The second book in The Missional in Marginal Places series discusses a range of ways in which Kingdom-centred mission can be embedded in existing realms of activity and need in marginal places.
If you look hard enough you will find groups of Christians deeply embedded in the life of every city – serving faithfully, innovating in extraordinarily creative ways and living sacrificially.
This book explores five different realms of practice, each presenting opportunities for innovative expressions of incarnational attentiveness to marginalized communities and people. It seeks to inspire prayerful and discerning activity that tunes into what Jesus is doing in local places, rather than providing any kind of "off-the-shelf" checklist of prefigured mission tactics. It challenges readers to take their faith-praxis beyond orthodox congregational settings and out into the everyday realms of life in marginal places.
This book is the second in The Missional in Marginal Places series, which specifically explores the theologies and practices that are arising as groups seek to follow Jesus in these challenging situations. At the heart of the series are the core convictions that such involvement must prioritize the marginalized and socially excluded; that theology must be liveable and practical; and that mission studies benefit from engagement with insights from contemporary social science.

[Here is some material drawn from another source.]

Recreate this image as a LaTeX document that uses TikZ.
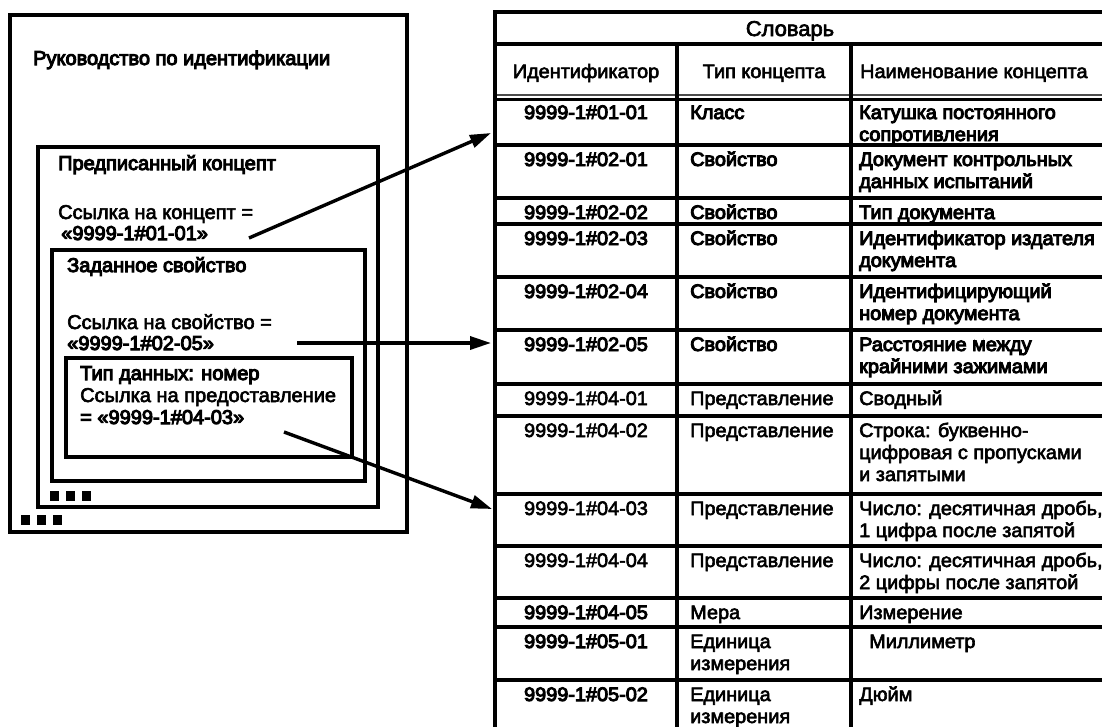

Mike Pears is a tutor of Urban Theology and Mission at Bristol Baptist College. He also works with Urban Expression. Paul Cloke is Professor of Human Geography at the University of Exeter. Paul previously worked in the Geography departments of the University of Wales, Lampeter, and the University of Bristol, before taking up an appointment at the University of Exeter in 2006. He is also Adjunct Professor at the University of Canterbury, New Zealand, and from 1984-2012 was Founder Editor of Journal of Rural Studies, an international and multidisciplinary journal published by Elsevier Science. He was elected as an Academician of the Academy of Learned Societies for the Social Sciences in 2002, as an Honorary Fellow of the Royal Society of New Zealand in 2005 and as a Fellow of the British Academy in 2009.